#### Your goal:
Extract the full listing verbatim and drop any pictures from your copy.
>>
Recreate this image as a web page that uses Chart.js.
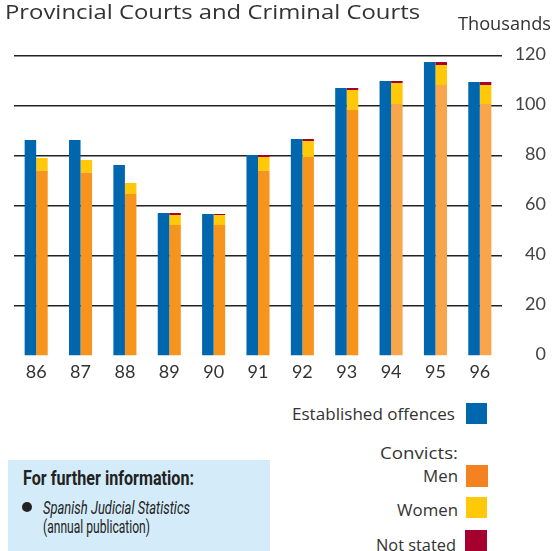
<!DOCTYPE html>
<html>
<head>
<meta charset="utf-8">
<script src="https://cdn.jsdelivr.net/npm/chart.js@4/dist/chart.umd.min.js"></script>
<style>
  html, body { margin: 0; padding: 0; background: #fff; }
  #wrap { position: relative; width: 553px; height: 551px; overflow: hidden; font-family: "Open Sans", sans-serif; color: #333; }
  #chart { position: absolute; left: 0; top: 0; }
  .t { position: absolute; white-space: nowrap; line-height: 1; transform-origin: left top; }
  .sw { position: absolute; width: 21px; height: 21px; }
  .info { position: absolute; left: 8px; top: 460px; width: 262px; height: 91px; background: #d4ecf9;
          font-family: Roboto, sans-serif; color: #222; }
  .info .dot { position: absolute; left: 14px; top: 42px; width: 10px; height: 10px; border-radius: 50%; background: #222; }
</style>
</head>
<body>
<div id="wrap">
  <canvas id="chart" width="553" height="386"></canvas>
  <div class="t" style="left:5px;top:2px;font-size:20px" data-w="415">Provincial Courts and Criminal Courts</div>
  <div class="t" style="left:458px;top:14px;font-size:18px" data-w="93">Thousands</div>

  <div class="t" style="left:292px;top:405px;font-size:17px" data-w="163">Established offences</div>
  <div class="sw" style="left:466px;top:403px;background:#0066ad"></div>
  <div class="t" style="left:380px;top:444px;font-size:17px" data-w="78">Convicts:</div>
  <div class="t" style="left:423px;top:467px;font-size:17px" data-w="35">Men</div>
  <div class="sw" style="left:466px;top:465px;width:22px;height:22px;background:#f58220"></div>
  <div class="t" style="left:397px;top:501px;font-size:17px" data-w="61">Women</div>
  <div class="sw" style="left:466px;top:497px;background:#ffc90a"></div>
  <div class="t" style="left:376px;top:536px;font-size:17px" data-w="80">Not stated</div>
  <div class="sw" style="left:465px;top:530px;width:22px;background:#a6002f"></div>

  <div class="info">
    <div class="t" style="left:15px;top:8px;font-size:21px;font-weight:bold" data-w="171">For further information:</div>
    <div class="dot"></div>
    <div class="t" style="left:35px;top:39px;font-size:18px;font-style:italic" data-w="147">Spanish Judicial Statistics</div>
    <div class="t" style="left:35px;top:58px;font-size:18px" data-w="107">(annual publication)</div>
  </div>
</div>
<script>
// years (1986-1996), values in thousands
const years = ['86', '87', '88', '89', '90', '91', '92', '93', '94', '95', '96'];
const established = [86.4, 86.4, 76.4, 57.2, 56.8, 80.4, 86.8, 107.2, 110.0, 117.6, 109.6];
const men = [74.1, 73.3, 64.8, 52.4, 52.4, 74.1, 79.6, 98.4, 100.8, 108.4, 100.8];
const women = [5.1, 5.1, 4.4, 4.0, 4.0, 5.5, 6.4, 8.0, 8.4, 8.0, 7.6];
const notStated = [0, 0, 0, 0.8, 0.4, 0.8, 0.8, 0.8, 0.8, 1.2, 1.2];
const yTicks = [0, 20, 40, 60, 80, 100, 120];

// squeeze the overlay texts to the widths they have in the printed chart
document.querySelectorAll('[data-w]').forEach(el => {
  const w = el.getBoundingClientRect().width;
  el.style.transform = 'scaleX(' + (Number(el.dataset.w) / w) + ')';
});

// last three years are printed in a lighter orange
const menColors = years.map((y, i) => i >= 8 ? '#f8a54c' : '#f7941d');

const ctx = document.getElementById('chart');
new Chart(ctx, {
  type: 'bar',
  data: {
    labels: years,
    datasets: [
      { label: 'Established offences', data: established, backgroundColor: '#0066ad', stack: 'est' },
      { label: 'Men', data: men, backgroundColor: menColors, stack: 'conv' },
      { label: 'Women', data: women, backgroundColor: '#ffc90a', stack: 'conv' },
      { label: 'Not stated', data: notStated, backgroundColor: '#a6002f', stack: 'conv' }
    ]
  },
  options: {
    responsive: false,
    animation: false,
    layout: { padding: { left: 14, right: 7, top: 56, bottom: 0 } },
    datasets: { bar: { categoryPercentage: 0.52, barPercentage: 1, borderWidth: 0 } },
    plugins: { legend: { display: false }, tooltip: { enabled: false } },
    scales: {
      x: {
        stacked: true,
        grid: { display: false, drawTicks: false },
        border: { display: false },
        ticks: { color: '#333', font: { family: 'Lato', size: 18 }, padding: 5 },
        afterFit: s => { s.height = 30; }
      },
      y: {
        position: 'right',
        stacked: true,
        min: 0,
        max: 120,
        afterBuildTicks: s => { s.ticks = yTicks.map(v => ({ value: v })); },
        grid: {
          drawTicks: false,
          lineWidth: 1.5,
          color: c => c.tick && c.tick.value === 0 ? 'rgba(0,0,0,0)' : '#222'
        },
        border: { display: false },
        ticks: { color: '#444', font: { family: 'Lato', size: 18 }, crossAlign: 'far', padding: 0, labelOffset: -2 },
        afterFit: s => { s.width = 44; }
      }
    }
  }
});
</script>
</body>
</html>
<<
#### Written solution:
Recreate this image as a web page that uses Chart.js.
<!DOCTYPE html>
<html>
<head>
<meta charset="utf-8">
<script src="https://cdn.jsdelivr.net/npm/chart.js@4/dist/chart.umd.min.js"></script>
<style>
  html, body { margin: 0; padding: 0; background: #fff; }
  #wrap { position: relative; width: 553px; height: 551px; overflow: hidden; font-family: "Open Sans", sans-serif; color: #333; }
  #chart { position: absolute; left: 0; top: 0; }
  .t { position: absolute; white-space: nowrap; line-height: 1; transform-origin: left top; }
  .sw { position: absolute; width: 21px; height: 21px; }
  .info { position: absolute; left: 8px; top: 460px; width: 262px; height: 91px; background: #d4ecf9;
          font-family: Roboto, sans-serif; color: #222; }
  .info .dot { position: absolute; left: 14px; top: 42px; width: 10px; height: 10px; border-radius: 50%; background: #222; }
</style>
</head>
<body>
<div id="wrap">
  <canvas id="chart" width="553" height="386"></canvas>
  <div class="t" style="left:5px;top:2px;font-size:20px" data-w="415">Provincial Courts and Criminal Courts</div>
  <div class="t" style="left:458px;top:14px;font-size:18px" data-w="93">Thousands</div>

  <div class="t" style="left:292px;top:405px;font-size:17px" data-w="163">Established offences</div>
  <div class="sw" style="left:466px;top:403px;background:#0066ad"></div>
  <div class="t" style="left:380px;top:444px;font-size:17px" data-w="78">Convicts:</div>
  <div class="t" style="left:423px;top:467px;font-size:17px" data-w="35">Men</div>
  <div class="sw" style="left:466px;top:465px;width:22px;height:22px;background:#f58220"></div>
  <div class="t" style="left:397px;top:501px;font-size:17px" data-w="61">Women</div>
  <div class="sw" style="left:466px;top:497px;background:#ffc90a"></div>
  <div class="t" style="left:376px;top:536px;font-size:17px" data-w="80">Not stated</div>
  <div class="sw" style="left:465px;top:530px;width:22px;background:#a6002f"></div>

  <div class="info">
    <div class="t" style="left:15px;top:8px;font-size:21px;font-weight:bold" data-w="171">For further information:</div>
    <div class="dot"></div>
    <div class="t" style="left:35px;top:39px;font-size:18px;font-style:italic" data-w="147">Spanish Judicial Statistics</div>
    <div class="t" style="left:35px;top:58px;font-size:18px" data-w="107">(annual publication)</div>
  </div>
</div>
<script>
// years (1986-1996), values in thousands
const years = ['86', '87', '88', '89', '90', '91', '92', '93', '94', '95', '96'];
const established = [86.4, 86.4, 76.4, 57.2, 56.8, 80.4, 86.8, 107.2, 110.0, 117.6, 109.6];
const men = [74.1, 73.3, 64.8, 52.4, 52.4, 74.1, 79.6, 98.4, 100.8, 108.4, 100.8];
const women = [5.1, 5.1, 4.4, 4.0, 4.0, 5.5, 6.4, 8.0, 8.4, 8.0, 7.6];
const notStated = [0, 0, 0, 0.8, 0.4, 0.8, 0.8, 0.8, 0.8, 1.2, 1.2];
const yTicks = [0, 20, 40, 60, 80, 100, 120];

// squeeze the overlay texts to the widths they have in the printed chart
document.querySelectorAll('[data-w]').forEach(el => {
  const w = el.getBoundingClientRect().width;
  el.style.transform = 'scaleX(' + (Number(el.dataset.w) / w) + ')';
});

// last three years are printed in a lighter orange
const menColors = years.map((y, i) => i >= 8 ? '#f8a54c' : '#f7941d');

const ctx = document.getElementById('chart');
new Chart(ctx, {
  type: 'bar',
  data: {
    labels: years,
    datasets: [
      { label: 'Established offences', data: established, backgroundColor: '#0066ad', stack: 'est' },
      { label: 'Men', data: men, backgroundColor: menColors, stack: 'conv' },
      { label: 'Women', data: women, backgroundColor: '#ffc90a', stack: 'conv' },
      { label: 'Not stated', data: notStated, backgroundColor: '#a6002f', stack: 'conv' }
    ]
  },
  options: {
    responsive: false,
    animation: false,
    layout: { padding: { left: 14, right: 7, top: 56, bottom: 0 } },
    datasets: { bar: { categoryPercentage: 0.52, barPercentage: 1, borderWidth: 0 } },
    plugins: { legend: { display: false }, tooltip: { enabled: false } },
    scales: {
      x: {
        stacked: true,
        grid: { display: false, drawTicks: false },
        border: { display: false },
        ticks: { color: '#333', font: { family: 'Lato', size: 18 }, padding: 5 },
        afterFit: s => { s.height = 30; }
      },
      y: {
        position: 'right',
        stacked: true,
        min: 0,
        max: 120,
        afterBuildTicks: s => { s.ticks = yTicks.map(v => ({ value: v })); },
        grid: {
          drawTicks: false,
          lineWidth: 1.5,
          color: c => c.tick && c.tick.value === 0 ? 'rgba(0,0,0,0)' : '#222'
        },
        border: { display: false },
        ticks: { color: '#444', font: { family: 'Lato', size: 18 }, crossAlign: 'far', padding: 0, labelOffset: -2 },
        afterFit: s => { s.width = 44; }
      }
    }
  }
});
</script>
</body>
</html>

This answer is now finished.